# THE EXERCISE
Wherever a line in the data below holds "with", copy that line.

# DATA EXCERPT
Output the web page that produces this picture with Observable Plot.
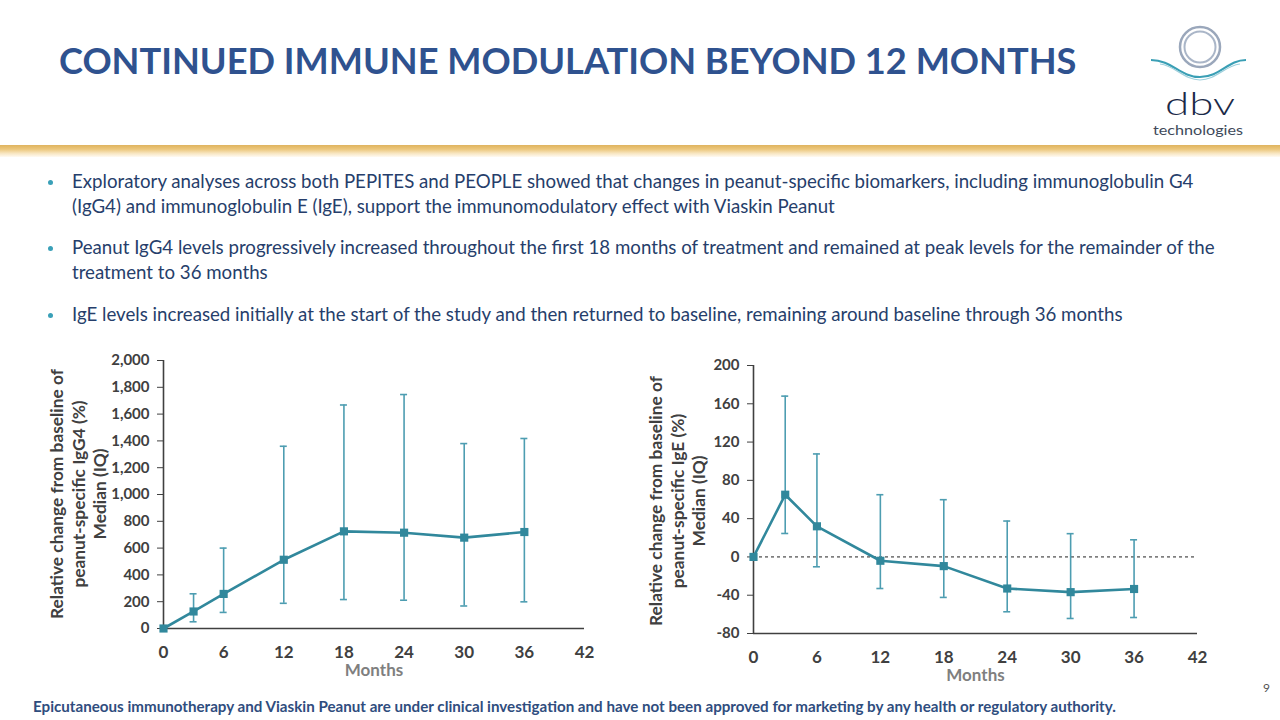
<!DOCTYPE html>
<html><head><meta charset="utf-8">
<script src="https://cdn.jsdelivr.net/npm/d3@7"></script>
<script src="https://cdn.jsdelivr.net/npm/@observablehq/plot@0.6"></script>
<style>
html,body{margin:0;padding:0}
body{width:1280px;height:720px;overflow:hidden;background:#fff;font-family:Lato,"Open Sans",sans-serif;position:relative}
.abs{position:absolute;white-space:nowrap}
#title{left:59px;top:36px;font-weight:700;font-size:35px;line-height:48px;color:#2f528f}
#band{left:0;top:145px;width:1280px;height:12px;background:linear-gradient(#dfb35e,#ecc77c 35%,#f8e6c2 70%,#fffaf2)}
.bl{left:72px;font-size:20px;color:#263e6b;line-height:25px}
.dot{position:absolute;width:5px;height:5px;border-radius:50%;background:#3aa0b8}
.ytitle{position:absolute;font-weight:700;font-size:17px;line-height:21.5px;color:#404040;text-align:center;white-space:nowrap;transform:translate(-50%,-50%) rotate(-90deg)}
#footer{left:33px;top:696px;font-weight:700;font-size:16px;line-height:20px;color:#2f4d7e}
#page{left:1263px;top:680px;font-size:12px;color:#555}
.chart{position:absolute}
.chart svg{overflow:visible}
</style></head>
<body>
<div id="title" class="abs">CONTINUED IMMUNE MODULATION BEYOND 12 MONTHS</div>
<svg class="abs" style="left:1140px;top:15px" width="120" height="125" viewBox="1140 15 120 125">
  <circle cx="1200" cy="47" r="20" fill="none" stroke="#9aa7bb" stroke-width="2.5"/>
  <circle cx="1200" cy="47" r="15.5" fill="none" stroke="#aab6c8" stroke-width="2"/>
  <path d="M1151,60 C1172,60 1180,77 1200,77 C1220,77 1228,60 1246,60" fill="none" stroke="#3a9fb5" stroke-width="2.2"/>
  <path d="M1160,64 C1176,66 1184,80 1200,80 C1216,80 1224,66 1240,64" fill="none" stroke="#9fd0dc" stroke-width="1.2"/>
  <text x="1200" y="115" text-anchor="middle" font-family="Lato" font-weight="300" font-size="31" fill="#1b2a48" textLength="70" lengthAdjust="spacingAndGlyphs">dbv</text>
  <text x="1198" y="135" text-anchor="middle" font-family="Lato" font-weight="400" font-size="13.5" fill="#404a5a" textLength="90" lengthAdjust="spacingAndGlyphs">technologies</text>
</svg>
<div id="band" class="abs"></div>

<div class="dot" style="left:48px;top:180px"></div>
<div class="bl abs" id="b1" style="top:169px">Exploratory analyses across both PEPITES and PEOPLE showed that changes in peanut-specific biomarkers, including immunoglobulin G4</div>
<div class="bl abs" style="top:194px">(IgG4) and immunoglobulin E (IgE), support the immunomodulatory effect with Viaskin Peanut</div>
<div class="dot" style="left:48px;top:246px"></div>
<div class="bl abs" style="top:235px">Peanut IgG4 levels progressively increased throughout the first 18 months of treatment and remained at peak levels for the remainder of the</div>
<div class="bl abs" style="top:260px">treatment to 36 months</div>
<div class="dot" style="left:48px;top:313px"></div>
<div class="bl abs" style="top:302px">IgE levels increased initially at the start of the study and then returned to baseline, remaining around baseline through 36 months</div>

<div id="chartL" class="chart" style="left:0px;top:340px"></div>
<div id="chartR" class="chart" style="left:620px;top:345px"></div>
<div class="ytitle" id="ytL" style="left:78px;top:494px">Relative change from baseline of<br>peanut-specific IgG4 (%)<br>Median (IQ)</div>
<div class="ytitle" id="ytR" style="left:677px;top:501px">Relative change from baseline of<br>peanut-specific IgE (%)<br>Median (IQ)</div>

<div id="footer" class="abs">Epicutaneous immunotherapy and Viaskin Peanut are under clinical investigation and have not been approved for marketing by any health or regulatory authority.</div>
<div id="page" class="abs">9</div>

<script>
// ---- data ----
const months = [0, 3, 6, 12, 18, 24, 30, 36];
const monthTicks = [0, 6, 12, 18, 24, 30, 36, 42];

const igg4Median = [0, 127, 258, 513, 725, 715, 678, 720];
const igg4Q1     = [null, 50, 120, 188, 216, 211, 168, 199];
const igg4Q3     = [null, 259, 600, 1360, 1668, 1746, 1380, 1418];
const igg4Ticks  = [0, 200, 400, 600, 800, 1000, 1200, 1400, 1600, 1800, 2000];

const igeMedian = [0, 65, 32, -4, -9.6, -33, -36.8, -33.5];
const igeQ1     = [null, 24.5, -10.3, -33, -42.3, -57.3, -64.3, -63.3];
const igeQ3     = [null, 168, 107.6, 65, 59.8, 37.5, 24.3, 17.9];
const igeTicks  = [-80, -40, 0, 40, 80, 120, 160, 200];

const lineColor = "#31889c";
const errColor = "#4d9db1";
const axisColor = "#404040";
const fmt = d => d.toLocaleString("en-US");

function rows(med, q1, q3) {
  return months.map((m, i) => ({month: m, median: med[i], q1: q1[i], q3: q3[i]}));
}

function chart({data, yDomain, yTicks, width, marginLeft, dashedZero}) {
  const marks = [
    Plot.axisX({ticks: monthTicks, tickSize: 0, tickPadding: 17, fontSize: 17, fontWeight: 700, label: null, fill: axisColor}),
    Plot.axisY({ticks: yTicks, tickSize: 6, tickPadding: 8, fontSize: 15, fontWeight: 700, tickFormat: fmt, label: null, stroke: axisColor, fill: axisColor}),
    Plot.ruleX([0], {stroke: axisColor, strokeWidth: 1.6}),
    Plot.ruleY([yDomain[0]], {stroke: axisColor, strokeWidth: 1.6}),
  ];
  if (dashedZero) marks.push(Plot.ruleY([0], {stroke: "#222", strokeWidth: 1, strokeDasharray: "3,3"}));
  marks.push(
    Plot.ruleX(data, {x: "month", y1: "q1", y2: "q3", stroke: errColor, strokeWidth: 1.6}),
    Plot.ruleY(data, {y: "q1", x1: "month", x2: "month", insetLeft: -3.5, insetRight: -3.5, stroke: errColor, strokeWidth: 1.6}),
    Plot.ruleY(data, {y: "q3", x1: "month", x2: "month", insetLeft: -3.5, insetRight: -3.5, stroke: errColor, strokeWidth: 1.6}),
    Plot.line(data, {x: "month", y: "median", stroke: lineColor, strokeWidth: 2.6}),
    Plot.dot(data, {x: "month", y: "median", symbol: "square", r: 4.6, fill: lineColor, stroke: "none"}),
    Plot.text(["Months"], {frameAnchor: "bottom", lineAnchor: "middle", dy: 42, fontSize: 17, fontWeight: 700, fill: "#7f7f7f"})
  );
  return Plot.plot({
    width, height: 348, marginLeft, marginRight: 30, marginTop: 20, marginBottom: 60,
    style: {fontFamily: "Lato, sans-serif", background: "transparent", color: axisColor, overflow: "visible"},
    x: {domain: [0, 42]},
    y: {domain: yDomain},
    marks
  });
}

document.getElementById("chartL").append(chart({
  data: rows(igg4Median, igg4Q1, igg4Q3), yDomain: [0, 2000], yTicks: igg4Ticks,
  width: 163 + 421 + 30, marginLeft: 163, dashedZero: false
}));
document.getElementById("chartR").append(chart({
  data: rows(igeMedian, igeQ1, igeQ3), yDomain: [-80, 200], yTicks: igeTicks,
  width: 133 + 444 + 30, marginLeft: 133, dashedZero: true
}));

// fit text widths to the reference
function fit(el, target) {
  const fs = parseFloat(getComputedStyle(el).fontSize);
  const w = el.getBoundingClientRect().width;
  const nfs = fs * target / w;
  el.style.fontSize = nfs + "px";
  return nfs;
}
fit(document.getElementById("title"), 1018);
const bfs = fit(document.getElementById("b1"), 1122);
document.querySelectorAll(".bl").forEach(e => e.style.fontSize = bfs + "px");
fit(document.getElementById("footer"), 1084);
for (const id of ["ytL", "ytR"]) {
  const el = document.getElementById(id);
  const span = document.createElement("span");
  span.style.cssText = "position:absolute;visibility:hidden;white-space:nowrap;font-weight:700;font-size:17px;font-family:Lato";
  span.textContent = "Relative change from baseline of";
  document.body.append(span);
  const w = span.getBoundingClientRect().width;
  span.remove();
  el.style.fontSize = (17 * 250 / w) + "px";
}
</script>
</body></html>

# ANSWER TO THE EXERCISE
Output the web page that produces this picture with Observable Plot.
<div class="bl abs" style="top:194px">(IgG4) and immunoglobulin E (IgE), support the immunomodulatory effect with Viaskin Peanut</div>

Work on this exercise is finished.